Link: A testing conundrum

A thoughtful blog post by Ned Batchelder regarding a difficulty in testing a class that on the face of it should be straightforward to test. The class seems straightforward to test because:

This is a pure function: inputs map to outputs with no side-effects or other interactions. It should be very testable.

The code is basically a hashing function, for which he wants “equal” values to hash to the same hash, and non-equal values to hash to different hashes.

He uses Hypothesis, a property-based testing library, and discovers two difficulties in using that approach to test this class. Firstly, the fact that standard equality == in Python was not the same as the equality he was using. However, I think this simply uncovers that his notion of equality is not written down in code anywhere.

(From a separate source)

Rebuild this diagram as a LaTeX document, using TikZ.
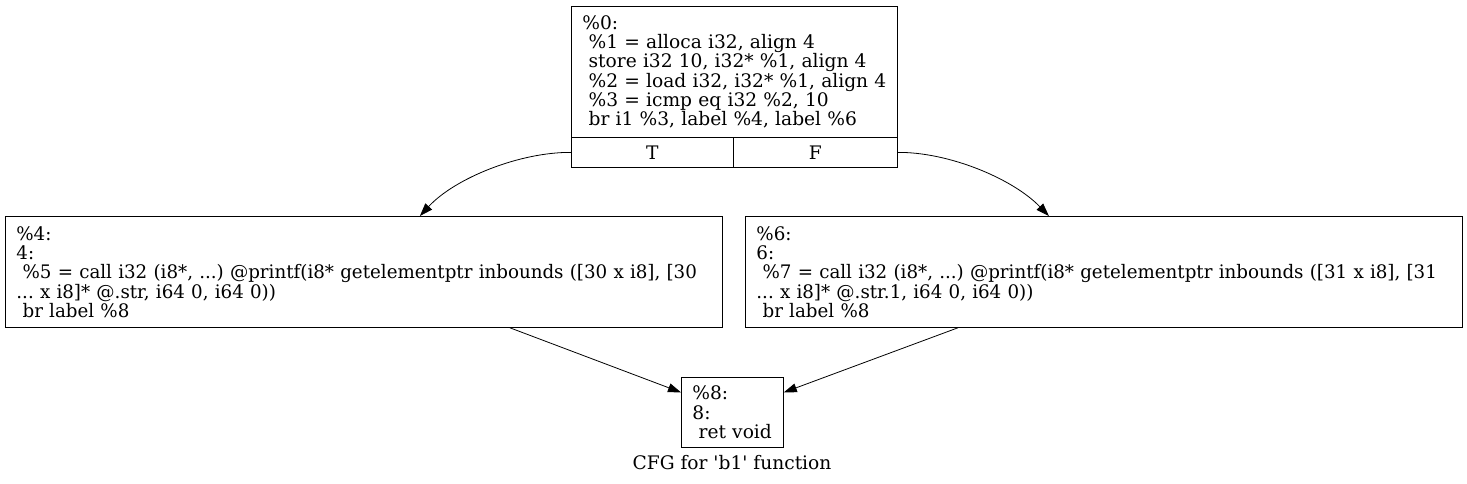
\documentclass[tikz,border=0pt]{standalone}
\usepackage{fontspec}
\setmainfont{DejaVu Serif}
\newfontfamily\codefont[FakeStretch=0.98]{DejaVu Serif}
\usetikzlibrary{arrows.meta}
\frenchspacing

\begin{document}
\begin{tikzpicture}[x=1bp, y=-1bp, line width=0.8pt, >={Triangle[length=13bp,width=9bp]},
    block/.style = {draw, anchor=north west, align=left, inner xsep=11bp, inner ysep=0pt, font=\fontsize{18.7}{19.4}\selectfont},
    port/.style = {draw, anchor=north west, minimum height=30bp, inner sep=0pt, font=\fontsize{18.7}{19.4}\selectfont}]
    \useasboundingbox (0,0) rectangle (1467,484);

    \node[block, text width=304bp, minimum height=131bp] (b0) at (571,6) {\%0:\\
        ~\%1 = alloca i32, align 4\\
        ~store i32 10, i32* \%1, align 4\\
        ~\%2 = load i32, i32* \%1, align 4\\
        ~\%3 = icmp eq i32 \%2, 10\\
        ~br i1 \%3, label \%4, label \%6};
    \node[port, minimum width=162bp] (b0T) at (571,137) {T};
    \node[port, minimum width=164bp] (b0F) at (733,137) {F};

    \node[block, text width=695bp, minimum height=111bp, font=\fontsize{18.7}{19.4}\codefont] (b4) at (5,216) {\%4:\\
        4:\\
        ~\%5 = call i32 (i8*, ...) @printf(i8* getelementptr inbounds ([30 x i8], [30\\
        ... x i8]* @.str, i64 0, i64 0))\\
        ~br label \%8};
    \node[block, text width=695bp, minimum height=111bp, font=\fontsize{18.7}{19.4}\codefont] (b6) at (745,216) {\%6:\\
        6:\\
        ~\%7 = call i32 (i8*, ...) @printf(i8* getelementptr inbounds ([31 x i8], [31\\
        ... x i8]* @.str.1, i64 0, i64 0))\\
        ~br label \%8};

    \node[block, text width=80bp, minimum height=70bp] (b8) at (681,377) {\%8:\\
        8:\\
        ~ret void};
    \node[font=\fontsize{18.7}{19.4}\selectfont] (cap) at (732,463) {CFG for \textquotesingle b1\textquotesingle{} function};

    \draw[->] (b0T.west) .. controls (520,152) and (455,178) .. ([xshift=56bp]b4.north);
    \draw[->] (b0F.east) .. controls (948,152) and (1012,178) .. ([xshift=-55bp]b6.north);
    \draw[->] ([xshift=146bp]b4.south) -- ([yshift=20bp]b8.west);
    \draw[->] ([xshift=-146bp]b6.south) -- ([yshift=20bp]b8.east);

\end{tikzpicture}
\end{document}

I think the test suite would be improved by having an explicit equality function even if that equality function is not used in the actual class itself. Sometimes you are forced into writing extra code to facilitate testing and that extra code is not useful, but in this case the equality function would be execellent documentation for what the class considers equal values.

The second difficulty he uncovers is a classic. He wants the properties that two equal values hash to the same hash and that two non-equal values hash to different hashes. The first is pretty conducive to property-based testing, you can generate pairs of equal values and check that they hash to the same. Your generation function can specifically generate values that are not considered equal by the standard Python equality test, but you do consider equal, such as sets and dictionaries with the same contents but different orderings. However, the other way is much more difficult to test, that is checking that non-equal values hash to different hashes. To do that, you have to generate two non-equal values and check that their hashes are different, but even if there is a bug in your code two entirely random non-equal values are very likely to hash to different hashes anyway. So you have to specifically generate non-equal values that are likely to collide, which is a much more difficult generation problem.

His class already included a fix for a problem of this nature (which he had previously discovered and fixed) demonstrated by this test function:

def test_dict_collision():
    # Nesting matters.
    h1 = Hasher()
    h1.update({"a": 17, "b": {"c": 1, "d": 2}})
    h2 = Hasher()
    h2.update({"a": 17, "b": {"c": 1}, "d": 2})
    assert h1.digest() != h2.digest()

It’s difficult to see how property-based testing would have uncovered this, if you hadn’t already thought of it and deliberately designed your generation function to uncover it.